=== TO BE DONE ===
Take the listing from its first line through the line that contains "plt.rcParams['font.family'] = ['Liberation" and please retype those lines exactly, leaving out the pictures.

# # # # #

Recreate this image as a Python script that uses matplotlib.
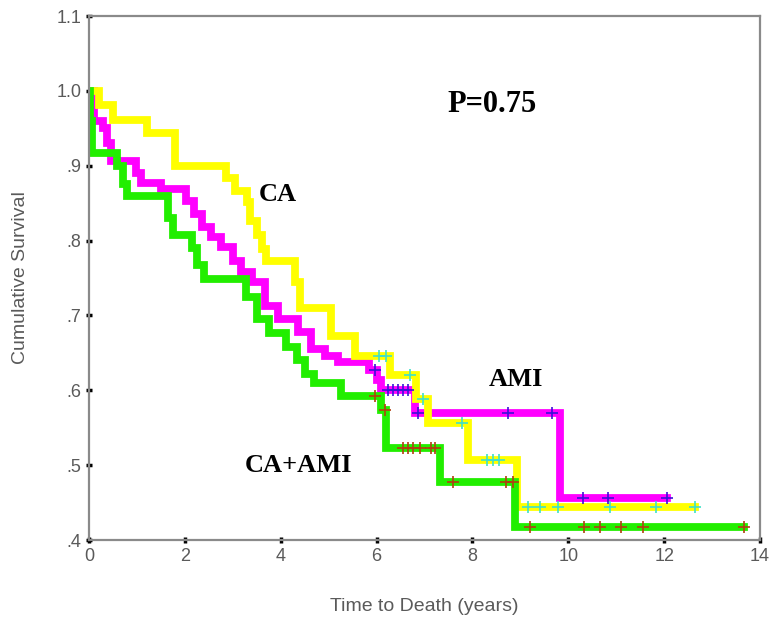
import numpy as np
import matplotlib
matplotlib.use('Agg')
import matplotlib.pyplot as plt

plt.rcParams['font.family'] = ['Liberation Sans', 'DejaVu Sans']

# Kaplan-Meier step data (time in years, cumulative survival)
ca_t = [0, 0.2, 0.5, 1.2, 1.8, 2.85, 3.05, 3.3, 3.35, 3.5, 3.6, 3.7, 4.3, 4.4,
        5.05, 5.55, 6.28, 6.82, 7.07, 7.9, 8.92, 12.65]
ca_s = [1.0, 0.981, 0.961, 0.944, 0.90, 0.883, 0.866, 0.852, 0.826, 0.807, 0.789,
        0.773, 0.745, 0.71, 0.673, 0.646, 0.621, 0.588, 0.557, 0.507, 0.444, 0.444]
ca_cens = [6.05, 6.2, 6.7, 6.97, 7.78, 8.3, 8.42, 8.55, 9.15, 9.40, 9.78, 10.88,
           11.82, 12.65]

ami_t = [0, 0.1, 0.3, 0.38, 0.45, 0.98, 1.08, 1.5, 2.02, 2.2, 2.35, 2.55, 2.75,
         3.0, 3.18, 3.4, 3.68, 3.95, 4.37, 4.64, 4.93, 5.2, 5.85, 6.0, 6.1, 6.8,
         9.82, 12.07]
ami_s = [1.0, 0.96, 0.95, 0.93, 0.907, 0.89, 0.877, 0.869, 0.853, 0.836, 0.818,
         0.805, 0.792, 0.773, 0.758, 0.745, 0.713, 0.695, 0.678, 0.655, 0.646,
         0.638, 0.627, 0.614, 0.601, 0.570, 0.456, 0.456]
ami_cens = [5.97, 6.24, 6.34, 6.45, 6.55, 6.66, 6.86, 8.74, 9.67, 10.3, 10.82, 12.07]

grn_t = [0, 0.02, 0.06, 0.58, 0.7, 0.8, 1.65, 1.75, 2.14, 2.25, 2.4, 3.27, 3.5,
         3.75, 4.1, 4.35, 4.5, 4.7, 5.25, 6.1, 6.2, 7.32, 8.88, 13.67]
grn_s = [1.0, 0.96, 0.917, 0.9, 0.876, 0.859, 0.83, 0.807, 0.79, 0.768, 0.749,
         0.725, 0.695, 0.676, 0.658, 0.64, 0.622, 0.61, 0.592, 0.574, 0.523,
         0.478, 0.417, 0.417]
grn_cens = [5.97, 6.18, 6.55, 6.66, 6.76, 6.9, 7.14, 7.22, 7.59, 8.70, 8.84, 9.2,
            10.32, 10.67, 11.09, 11.55, 13.67]

x_ticks = [0, 2, 4, 6, 8, 10, 12, 14]
y_ticks = [0.4, 0.5, 0.6, 0.7, 0.8, 0.9, 1.0, 1.1]
y_labels = ['.4', '.5', '.6', '.7', '.8', '.9', '1.0', '1.1']


def surv_at(t, s, c):
    idx = np.searchsorted(t, c, side='right') - 1
    return np.asarray(s)[idx]


fig = plt.figure(figsize=(7.7, 6.28), dpi=100)
ax = fig.add_axes([0.1156, 0.140, 0.8714, 0.8345])

groups = [
    (ami_t, ami_s, ami_cens, '#ff00ff', '#3a10d8'),
    (ca_t, ca_s, ca_cens, '#ffff00', '#40e0c8'),
    (grn_t, grn_s, grn_cens, '#22ee00', '#b04010'),
]
for t, s, c, col, ccol in groups:
    ax.step(t, s, where='post', color=col, lw=5.6, solid_joinstyle='miter', zorder=2)
for t, s, c, col, ccol in groups:
    ax.plot(c, surv_at(t, s, c), ls='none', marker='+', ms=9, mew=1.2,
            color=ccol, zorder=3)

ax.set_xlim(0, 14)
ax.set_ylim(0.4, 1.1)
ax.set_xticks(x_ticks)
ax.set_yticks(y_ticks)
ax.set_yticklabels(y_labels)
ax.tick_params(direction='inout', length=5, width=2.5, color='black',
               labelsize=13, labelcolor='#5a5a5a', pad=3)
for sp in ax.spines.values():
    sp.set_color('#8a8a8a')
    sp.set_linewidth(1.6)

ax.set_xlabel('Time to Death (years)', fontsize=14, color='#5a5a5a', labelpad=24)
ax.set_ylabel('Cumulative Survival', fontsize=14, color='#5a5a5a', labelpad=20)

serif = ['Liberation Serif', 'DejaVu Serif']
ax.text(8.41, 0.982, 'P=0.75', family=serif, fontweight='bold', fontsize=22,
        ha='center', va='center')
ax.text(3.94, 0.862, 'CA', family=serif, fontweight='bold', fontsize=19,
        ha='center', va='center')
ax.text(8.91, 0.614, 'AMI', family=serif, fontweight='bold', fontsize=19,
        ha='center', va='center')
ax.text(4.38, 0.50, 'CA+AMI', family=serif, fontweight='bold', fontsize=19,
        ha='center', va='center')

fig.savefig('out.png', dpi=100)
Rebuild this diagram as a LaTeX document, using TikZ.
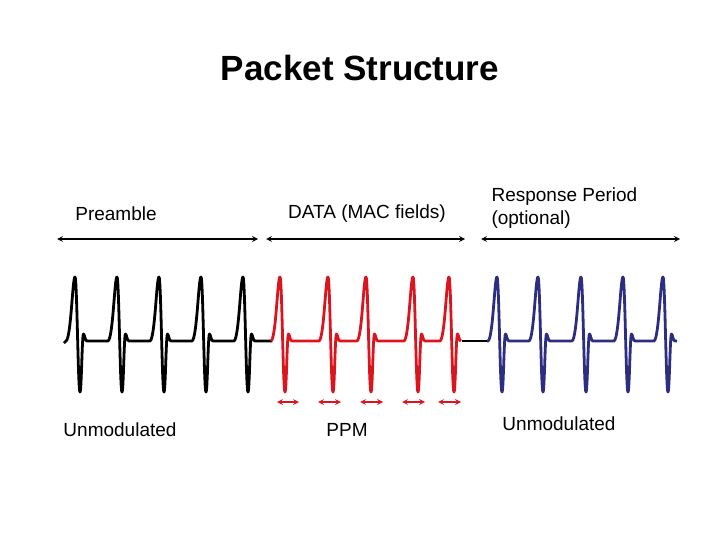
\documentclass[tikz,border=0pt]{standalone}
\usepackage{fontspec}
\setmainfont{Liberation Sans}
\definecolor{pred}{RGB}{220,20,30}
\definecolor{pblue}{RGB}{45,45,130}
\newcommand{\pls}[1]{-- ({#1-9},341) .. controls ({#1-4},339) and ({#1-2.5},277) .. ({#1},277) .. controls ({#1+2},277) and ({#1+3},392) .. ({#1+5},392) .. controls ({#1+6.5},392) and ({#1+7},334) .. ({#1+8.5},334) .. controls ({#1+9.5},334) and ({#1+10},341) .. ({#1+12},341)}
\begin{document}
\begin{tikzpicture}[x=1pt,y=-1pt,
  wave/.style={line width=2.8pt,line join=round},
  span/.style={<->,>=stealth,line width=1.6pt},
  lbl/.style={font=\fontsize{19}{23}\selectfont}]
\useasboundingbox (0,0) rectangle (720,540);
\node[font=\fontsize{35}{40}\selectfont\bfseries] (title) at (360,68) {Packet Structure};
\node[lbl] (pre) at (116,214) {Preamble};
\node[lbl] (data) at (367,214) {DATA (MAC fields)};
\node[lbl,align=left,anchor=west] (resp) at (488,208) {Response Period\\(optional)};
\coordinate (a1) at (57,239); \coordinate (a2) at (258,239);
\coordinate (b1) at (266,239); \coordinate (b2) at (465,239);
\coordinate (c1) at (481,239); \coordinate (c2) at (680,239);
\draw[span] (a1) -- (a2);
\draw[span] (b1) -- (b2);
\draw[span] (c1) -- (c2);
\draw[wave] (64,343) \pls{75} \pls{117} \pls{159} \pls{201} \pls{243} -- (272,341);
\draw[wave] (462,341) -- (488,341);
\draw[wave,pred] (271,341) \pls{280} \pls{328} \pls{366} \pls{413} \pls{449};
\draw[wave,pblue] (487,341) \pls{497} \pls{538} \pls{581} \pls{623} \pls{663} -- (677,341);
\foreach \s/\e [count=\i] in {277/299,318/341,360/383,402/425,438/461}{
  \coordinate (p\i s) at (\s,402); \coordinate (p\i e) at (\e,402);
  \draw[pred,<->,>=stealth,line width=1.6pt] (p\i s) -- (p\i e);}
\node[lbl] (u1) at (120,430) {Unmodulated};
\node[lbl] (ppm) at (347,430) {PPM};
\node[lbl] (u2) at (559,424) {Unmodulated};
\end{tikzpicture}
\end{document}
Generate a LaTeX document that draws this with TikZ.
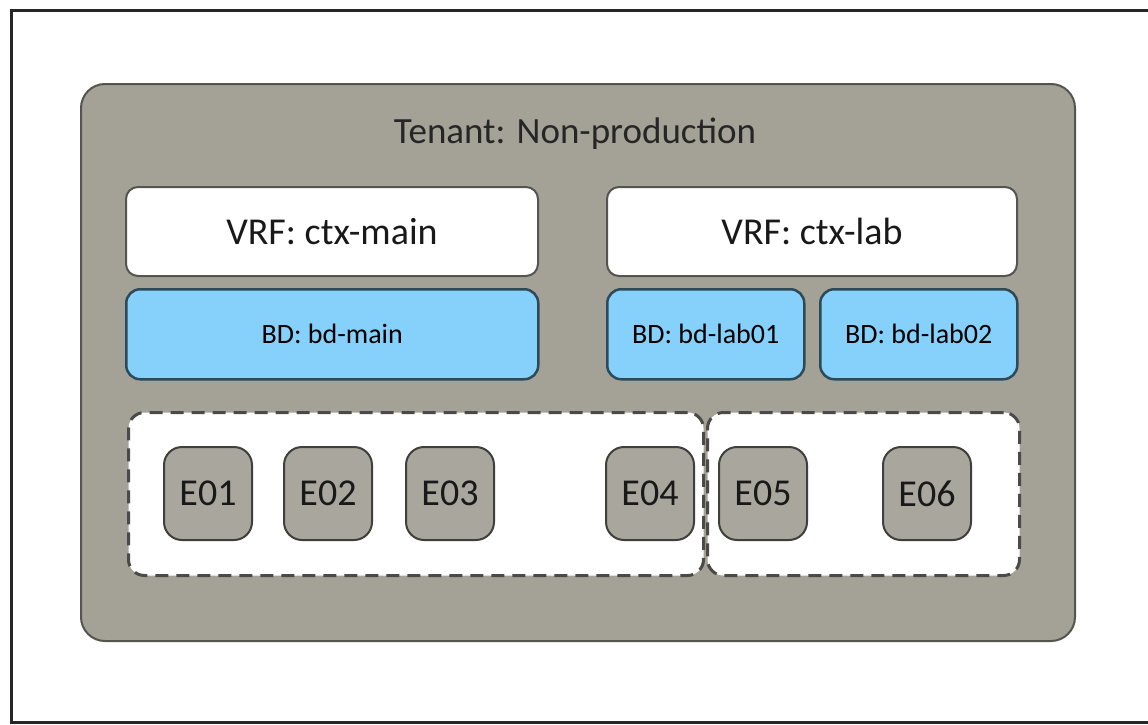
\documentclass[tikz,border=0pt]{standalone}
\usepackage{fontspec}
\setmainfont{Carlito}
\definecolor{tenantgray}{HTML}{A4A296}
\definecolor{tenantedge}{HTML}{55554F}
\definecolor{bdblue}{HTML}{86D1FB}
\definecolor{bdedge}{HTML}{2E4A58}
\definecolor{epgray}{HTML}{A9A79D}
\definecolor{epedge}{HTML}{3F3F3C}
\definecolor{dashedge}{HTML}{4A4A48}
\tikzset{
  box/.style={rectangle, rounded corners=#1, inner sep=0pt, anchor=north west},
  box/.default=12pt,
  tenantbox/.style={box=24pt, fill=tenantgray, draw=tenantedge, line width=2pt},
  vrfbox/.style={box=12pt, fill=white, draw=tenantedge, line width=2pt,
                 font=\fontsize{38}{44}\selectfont, text=black!90},
  bdbox/.style={box=14pt, fill=bdblue, draw=bdedge, line width=2.5pt,
                font=\fontsize{28}{32}\selectfont, text=black},
  epgbox/.style={box=16pt, fill=white, draw=dashedge, line width=3pt,
                 dash pattern=on 13pt off 8pt},
  epbox/.style={box=18pt, fill=epgray, draw=epedge, line width=2pt,
                minimum width=88pt, minimum height=93pt,
                font=\fontsize{38}{42}\selectfont, text=black!90}
}
\begin{document}
\begin{tikzpicture}[x=1pt, y=-1pt]
  \useasboundingbox (0,0) rectangle (1148,725);
  \fill[white] (0,0) rectangle (1148,725);
  % outer frame (open on the right)
  \draw[line width=3pt, black!85] (1150,11) -- (11,11) -- (11,722) -- (1150,722);

  % tenant
  \node[tenantbox, minimum width=994pt, minimum height=557pt] (tenant) at (80,83) {};
  \node[font=\fontsize{37}{42}\selectfont, text=black!85] (title) at (575,134) {Tenant: Non-production};

  % VRFs
  \node[vrfbox, minimum width=412pt, minimum height=89pt] (vrfmain) at (125,186) {VRF: ctx-main};
  \node[vrfbox, minimum width=410pt, minimum height=89pt] (vrflab) at (606,186) {VRF: ctx-lab};

  % bridge domains
  \node[bdbox, minimum width=412pt, minimum height=90pt] (bdmain) at (125,288) {BD: bd-main};
  \node[bdbox, minimum width=197pt, minimum height=90pt] (bdlab1) at (606,288) {BD: bd-lab01};
  \node[bdbox, minimum width=197pt, minimum height=90pt] (bdlab2) at (819,288) {BD: bd-lab02};

  % endpoint groups
  \node[epgbox, minimum width=575pt, minimum height=163pt] (epgmain) at (127,411) {};
  \node[epgbox, minimum width=312pt, minimum height=163pt] (epglab) at (706,411) {};

  % endpoints
  \node[epbox] (e1) at (163,446) {E01};
  \node[epbox] (e2) at (283,446) {E02};
  \node[epbox] (e3) at (405,446) {E03};
  \node[epbox] (e4) at (605,446) {E04};
  \node[epbox] (e5) at (718,446) {E05};
  \node[epbox] (e6) at (882,446) {E06};
\end{tikzpicture}
\end{document}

# # # # #

=== ANSWER BELOW ===
Recreate this image as a Python script that uses matplotlib.
import numpy as np
import matplotlib
matplotlib.use('Agg')
import matplotlib.pyplot as plt

plt.rcParams['font.family'] = ['Liberation Sans', 'DejaVu Sans']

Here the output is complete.